An extra problem with not documenting things in open source modules
Programmers are famous for not doing a great job of documenting the interfaces of their projects (whether these are libraries with APIs, protocols, programming languages, or whatever). The problems that this causes for people who are trying to use your work are well known, but it's recently struck me that open source projects in particular have an additional issue.
In the absence of documentation, people working with open source projects can always read the source to find out how to do something, to discover the interface that the project written down yet. But when you do so, you're left with a question: is what you've found something that you should actually be using?
There's at least three possibilities. First, you could have found the right answer, the correct interface to use for what you want to do, and it just hasn't been documented yet. Second, you could have found an unsupported and unstable internal interface or an implementation detail. Third, you could have found an experimental interface that the project authors haven't finalized yet (and thus haven't documented).
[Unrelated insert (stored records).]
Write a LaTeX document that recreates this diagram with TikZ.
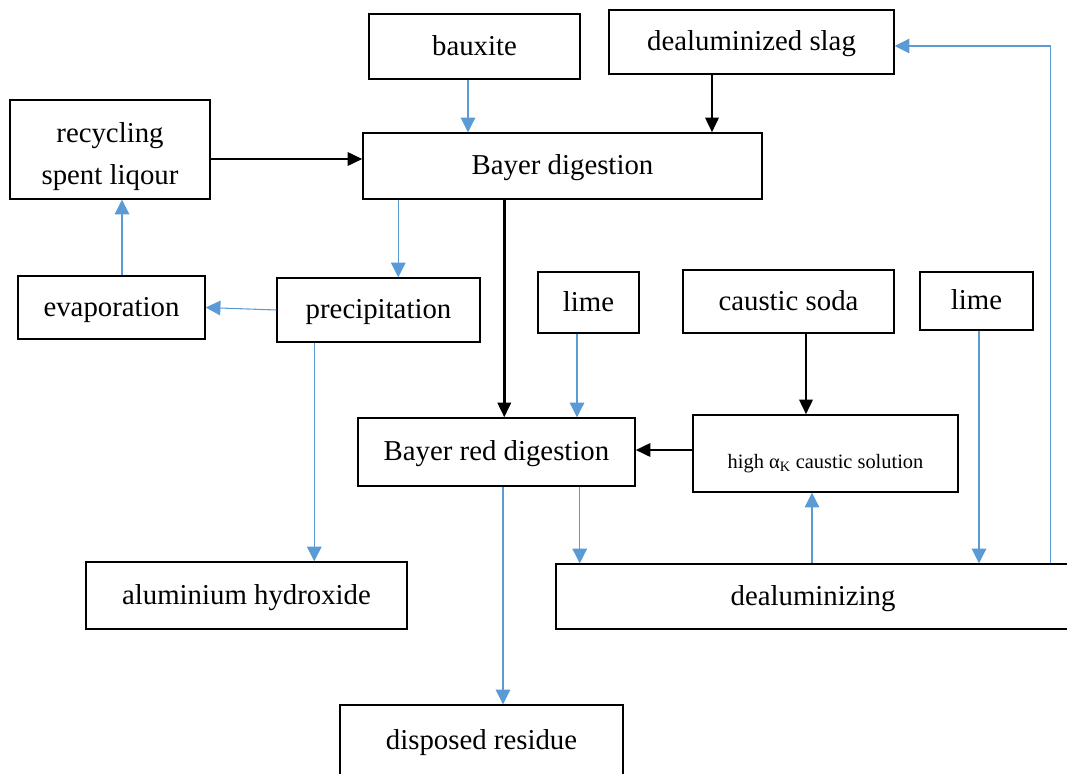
\documentclass[tikz,border=0pt]{standalone}
\usepackage{fontspec}
\setmainfont{Liberation Serif}
\usetikzlibrary{arrows.meta,calc}
\definecolor{flowblue}{HTML}{5B9BD5}
\tikzset{
  box/.style={draw=black, line width=1.1pt, fill=white, inner sep=0pt, align=center,
    font=\fontsize{21.6}{28}\selectfont, text height=16.5pt, text depth=3.5pt},
  blk/.style={draw=black, line width=1.9pt, -{Triangle[length=11pt,width=10pt]}},
  blu/.style={draw=flowblue, line width=0.8pt, -{Triangle[length=11pt,width=11pt]}}
}
\newcommand{\bx}[6]{\node[box, minimum width=#4*0.75pt, minimum height=#5*0.75pt] (#1) at (#2,#3) {#6};}
\begin{document}
\begin{tikzpicture}[x=0.75pt,y=-0.75pt]
\path[use as bounding box, clip] (0,0) rectangle (1067,774);
\bx{bauxite}{474.5}{46.5}{211}{65}{bauxite}
\bx{slag}{751.5}{42}{285}{64}{dealuminized slag}
\node[box, minimum width=200*0.75pt, minimum height=99*0.75pt, text height=, text depth=, font=\fontsize{21.6}{31.5}\selectfont] (recyc) at (110,149.5) {\raisebox{-4.5pt}[\height][\depth]{\begin{tabular}{@{}c@{}}recycling\\spent liqour\end{tabular}}};
\bx{bayer}{562.5}{166}{399}{66}{Bayer digestion}
\bx{evap}{111.5}{307.5}{187}{63}{evaporation}
\bx{precip}{378.5}{310}{203}{64}{precipitation}
\bx{limea}{588.5}{302.5}{101}{61}{lime}
\bx{soda}{788.5}{301.5}{211}{63}{caustic soda}
\bx{limeb}{976.5}{301}{113}{58}{lime}
\bx{red}{496.5}{452}{277}{68}{Bayer red digestion}
\node[box, minimum width=265*0.75pt, minimum height=77*0.75pt, font=\fontsize{15.3}{18}\selectfont, text height=26pt, text depth=3pt] (high) at (825.5,453.5) {high α\textsubscript{K} caustic solution};
\bx{alhyd}{246.5}{595.5}{321}{67}{aluminium hydroxide}
\bx{dealum}{813}{596.5}{514}{65}{dealuminizing}
\bx{disp}{481.5}{740.5}{283}{71}{disposed residue}

% anchor points for connectors
\coordinate (p1) at ($(bauxite.south)+(-6.5,0)$);
\coordinate (p2) at ($(slag.south)+(-39.5,0)$);
\coordinate (p3) at ($(recyc.east)+(0,9.5)$);
\coordinate (p4) at ($(bayer.south west)+(36,0)$);
\coordinate (p5) at ($(bayer.south west)+(142,0)$);
\coordinate (p6) at ($(evap.north)+(10.5,0)$);
\coordinate (p7) at ($(precip.south west)+(38,0)$);
\coordinate (p8) at ($(limea.south)+(-11.5,0)$);
\coordinate (p9) at ($(soda.south)+(17.5,0)$);
\coordinate (p10) at ($(high.west)+(0,-3.5)$);
\coordinate (p11) at ($(red.south)+(6.5,0)$);
\coordinate (p12) at ($(red.south east)+(-56,0)$);
\coordinate (p13) at ($(high.south)+(-13.5,0)$);
\coordinate (p14) at ($(limeb.south)+(2.5,0)$);
\coordinate (turn) at ($(slag.east)+(156,4)$);

\draw[blu] (p1) -- (p1 |- bayer.north);
\draw[blk] (p2) -- (p2 |- bayer.north);
\draw[blk] (p3) -- (p3 -| bayer.west);
\draw[blu] (p4) -- (p4 |- precip.north);
\draw[blk] (p5) -- (p5 |- red.north);
\draw[blu] (precip.west) -- (evap.east);
\draw[blu] (p6) -- (p6 |- recyc.south);
\draw[blu] (p7) -- (p7 |- alhyd.north);
\draw[blu] (p8) -- (p8 |- red.north);
\draw[blk] (p9) -- (p9 |- high.north);
\draw[blk] (p10) -- (p10 -| red.east);
\draw[blu] (p11) -- (p11 |- disp.north);
\draw[blu] (p12) -- (p12 |- dealum.north);
\draw[blu] (p13 |- dealum.north) -- (p13);
\draw[blu] (p14) -- (p14 |- dealum.north);
\draw[blu] (turn |- dealum.north) -- (turn) -- (turn -| slag.east);
\end{tikzpicture}
\end{document}
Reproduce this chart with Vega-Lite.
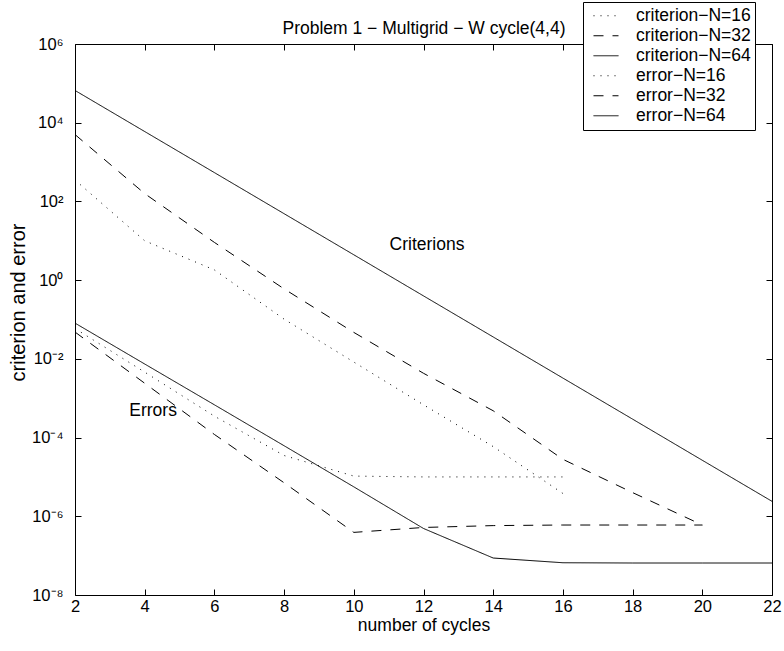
{
  "$schema": "https://vega.github.io/schema/vega-lite/v6.json",
  "width": 697,
  "height": 551,
  "autosize": {"type": "none"},
  "padding": {"left": 75, "top": 44, "right": 12, "bottom": 56},
  "background": "white",
  "config": {
    "font": "Liberation Sans",
    "view": {"stroke": "black", "strokeWidth": 1},
    "axis": {
      "grid": false,
      "domain": false,
      "tickColor": "black",
      "tickWidth": 1,
      "tickSize": -6,
      "labelColor": "black",
      "labelFont": "Liberation Sans",
      "labelFontSize": 16.5,
      "titleColor": "black",
      "titleFont": "Liberation Sans",
      "titleFontSize": 17.5,
      "titleFontWeight": "normal"
    }
  },
  "datasets": {
    "runs": [
      {"series": "criterion−N=16", "cycle": 2, "value": 350},
      {"series": "criterion−N=16", "cycle": 4, "value": 10},
      {"series": "criterion−N=16", "cycle": 6, "value": 1.82},
      {"series": "criterion−N=16", "cycle": 8, "value": 0.102},
      {"series": "criterion−N=16", "cycle": 10, "value": 0.0083},
      {"series": "criterion−N=16", "cycle": 12, "value": 0.00068},
      {"series": "criterion−N=16", "cycle": 14, "value": 0.000059},
      {"series": "criterion−N=16", "cycle": 16, "value": 0.0000038},

      {"series": "criterion−N=32", "cycle": 2, "value": 5000},
      {"series": "criterion−N=32", "cycle": 4, "value": 158},
      {"series": "criterion−N=32", "cycle": 6, "value": 9.1},
      {"series": "criterion−N=32", "cycle": 8, "value": 0.6},
      {"series": "criterion−N=32", "cycle": 10, "value": 0.047},
      {"series": "criterion−N=32", "cycle": 12, "value": 0.0043},
      {"series": "criterion−N=32", "cycle": 14, "value": 0.00048},
      {"series": "criterion−N=32", "cycle": 16, "value": 0.000028},
      {"series": "criterion−N=32", "cycle": 18, "value": 0.000004},
      {"series": "criterion−N=32", "cycle": 20, "value": 0.0000006},

      {"series": "criterion−N=64", "cycle": 2, "value": 66000},
      {"series": "criterion−N=64", "cycle": 4, "value": 5970},
      {"series": "criterion−N=64", "cycle": 6, "value": 540},
      {"series": "criterion−N=64", "cycle": 8, "value": 48.8},
      {"series": "criterion−N=64", "cycle": 10, "value": 4.41},
      {"series": "criterion−N=64", "cycle": 12, "value": 0.398},
      {"series": "criterion−N=64", "cycle": 14, "value": 0.036},
      {"series": "criterion−N=64", "cycle": 16, "value": 0.00325},
      {"series": "criterion−N=64", "cycle": 18, "value": 0.000294},
      {"series": "criterion−N=64", "cycle": 20, "value": 0.0000265},
      {"series": "criterion−N=64", "cycle": 22, "value": 0.0000024},

      {"series": "error−N=16", "cycle": 2, "value": 0.059},
      {"series": "error−N=16", "cycle": 4, "value": 0.0046},
      {"series": "error−N=16", "cycle": 6, "value": 0.00035},
      {"series": "error−N=16", "cycle": 8, "value": 0.000035},
      {"series": "error−N=16", "cycle": 10, "value": 0.0000105},
      {"series": "error−N=16", "cycle": 12, "value": 0.00001},
      {"series": "error−N=16", "cycle": 14, "value": 0.00001},
      {"series": "error−N=16", "cycle": 16, "value": 0.00001},

      {"series": "error−N=32", "cycle": 2, "value": 0.048},
      {"series": "error−N=32", "cycle": 4, "value": 0.0024},
      {"series": "error−N=32", "cycle": 6, "value": 0.00012},
      {"series": "error−N=32", "cycle": 8, "value": 0.0000071},
      {"series": "error−N=32", "cycle": 10, "value": 0.00000039},
      {"series": "error−N=32", "cycle": 12, "value": 0.00000052},
      {"series": "error−N=32", "cycle": 14, "value": 0.00000058},
      {"series": "error−N=32", "cycle": 16, "value": 0.0000006},
      {"series": "error−N=32", "cycle": 18, "value": 0.0000006},
      {"series": "error−N=32", "cycle": 20, "value": 0.0000006},

      {"series": "error−N=64", "cycle": 2, "value": 0.081},
      {"series": "error−N=64", "cycle": 4, "value": 0.0074},
      {"series": "error−N=64", "cycle": 6, "value": 0.00068},
      {"series": "error−N=64", "cycle": 8, "value": 0.000062},
      {"series": "error−N=64", "cycle": 10, "value": 0.0000056},
      {"series": "error−N=64", "cycle": 12, "value": 0.00000049},
      {"series": "error−N=64", "cycle": 14, "value": 0.000000087},
      {"series": "error−N=64", "cycle": 16, "value": 0.000000066},
      {"series": "error−N=64", "cycle": 18, "value": 0.000000065},
      {"series": "error−N=64", "cycle": 20, "value": 0.000000065},
      {"series": "error−N=64", "cycle": 22, "value": 0.000000065}
    ],
    "notes": [
      {"label": "Criterions", "cycle": 12.1, "value": 7.9},
      {"label": "Errors", "cycle": 4.24, "value": 0.00047}
    ]
  },
  "layer": [
    {
      "data": {"name": "runs"},
      "mark": {"type": "line", "color": "black", "strokeWidth": 1, "clip": true},
      "encoding": {
        "x": {
          "field": "cycle",
          "type": "quantitative",
          "scale": {"domain": [2, 22], "nice": false, "zero": false},
          "axis": {
            "orient": "bottom",
            "values": [2, 4, 6, 8, 10, 12, 14, 16, 18, 20, 22],
            "labelPadding": 9,
            "labelFlush": false,
            "title": "number of cycles",
            "titleY": 35,
            "titleBaseline": "alphabetic"
          }
        },
        "y": {
          "field": "value",
          "type": "quantitative",
          "scale": {"type": "log", "domain": [1e-8, 1000000], "nice": false},
          "axis": {
            "orient": "left",
            "values": [1e-8, 0.000001, 0.0001, 0.01, 1, 100, 10000, 1000000],
            "labelPadding": 18,
            "labelFlush": false,
            "labelExpr": "'10' + (round(log(datum.value)/LN10) < 0 ? '⁻' : '') + ['⁰','¹','²','³','⁴','⁵','⁶','⁷','⁸','⁹'][abs(round(log(datum.value)/LN10))]",
            "title": "criterion and error",
            "titleFontSize": 20,
            "titleX": -57,
            "titleY": 258,
            "titleAngle": -90,
            "titleBaseline": "middle"
          }
        },
        "strokeDash": {
          "field": "series",
          "type": "nominal",
          "scale": {
            "domain": ["criterion−N=16", "criterion−N=32", "criterion−N=64", "error−N=16", "error−N=32", "error−N=64"],
            "range": [[1, 6], [10, 9], [1, 0], [1, 6], [10, 9], [1, 0]]
          },
          "legend": {
            "title": null,
            "orient": "none",
            "legendX": 508,
            "legendY": -42,
            "symbolType": "stroke",
            "symbolSize": 625,
            "symbolStrokeWidth": 1,
            "symbolStrokeColor": "black",
            "symbolOffset": 6,
            "labelFont": "Liberation Sans",
            "labelFontSize": 17.5,
            "labelColor": "black",
            "labelOffset": 17,
            "clipHeight": 19.5,
            "rowPadding": 0,
            "padding": 4,
            "strokeColor": "black",
            "fillColor": "white",
            "cornerRadius": 0
          }
        }
      }
    },
    {
      "data": {"name": "notes"},
      "mark": {"type": "text", "font": "Liberation Sans", "fontSize": 17.5, "color": "black", "align": "center", "baseline": "middle"},
      "encoding": {
        "x": {
          "field": "cycle",
          "type": "quantitative",
          "axis": {
            "orient": "top",
            "values": [2, 4, 6, 8, 10, 12, 14, 16, 18, 20, 22],
            "labels": false,
            "title": "Problem 1 − Multigrid − W cycle(4,4)",
            "titleY": -11,
            "titleBaseline": "alphabetic"
          }
        },
        "y": {
          "field": "value",
          "type": "quantitative",
          "scale": {"type": "log"},
          "axis": {"orient": "right", "values": [1e-8, 0.000001, 0.0001, 0.01, 1, 100, 10000, 1000000], "labels": false, "title": null}
        },
        "text": {"field": "label"}
      }
    }
  ],
  "resolve": {"axis": {"x": "independent", "y": "independent"}}
}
(I'm going to assume here that the name of the interface and other details in the code give an outsider no obvious clues. Remember that the people searching through the guts of your library probably don't have deep experience with the code base and your conventions.)
The quality of documentation matters here. The more clearly patchy and incomplete the documentation, the less guidance it can give you about which possibility you've hit; conversely, the more complete the documentation the more you can infer something from things not being documented. How the documentation is created also matters; people can infer one thing from entirely hand-written documentation and another from documentation that is at least partly automatically extracted from source code.
Of course, an explicit mention of this issue in your documentation helps to some degree, but make sure that it's believable and useful. Saying 'anything not mentioned here is internal and unsupported' is pretty pointless if your documentation is clearly incomplete, because you give people the choice of either ignoring your warning or ignoring your project entirely. (You lose either way.)
(I don't think that this issue is completely avoided in systems where you have to explicitly mark things to be publicly visible, just reduced somewhat. Of course you could always modify your build system so that basic interface documentation is automatically extracted and only things with such documentation are marked as publicly visible.)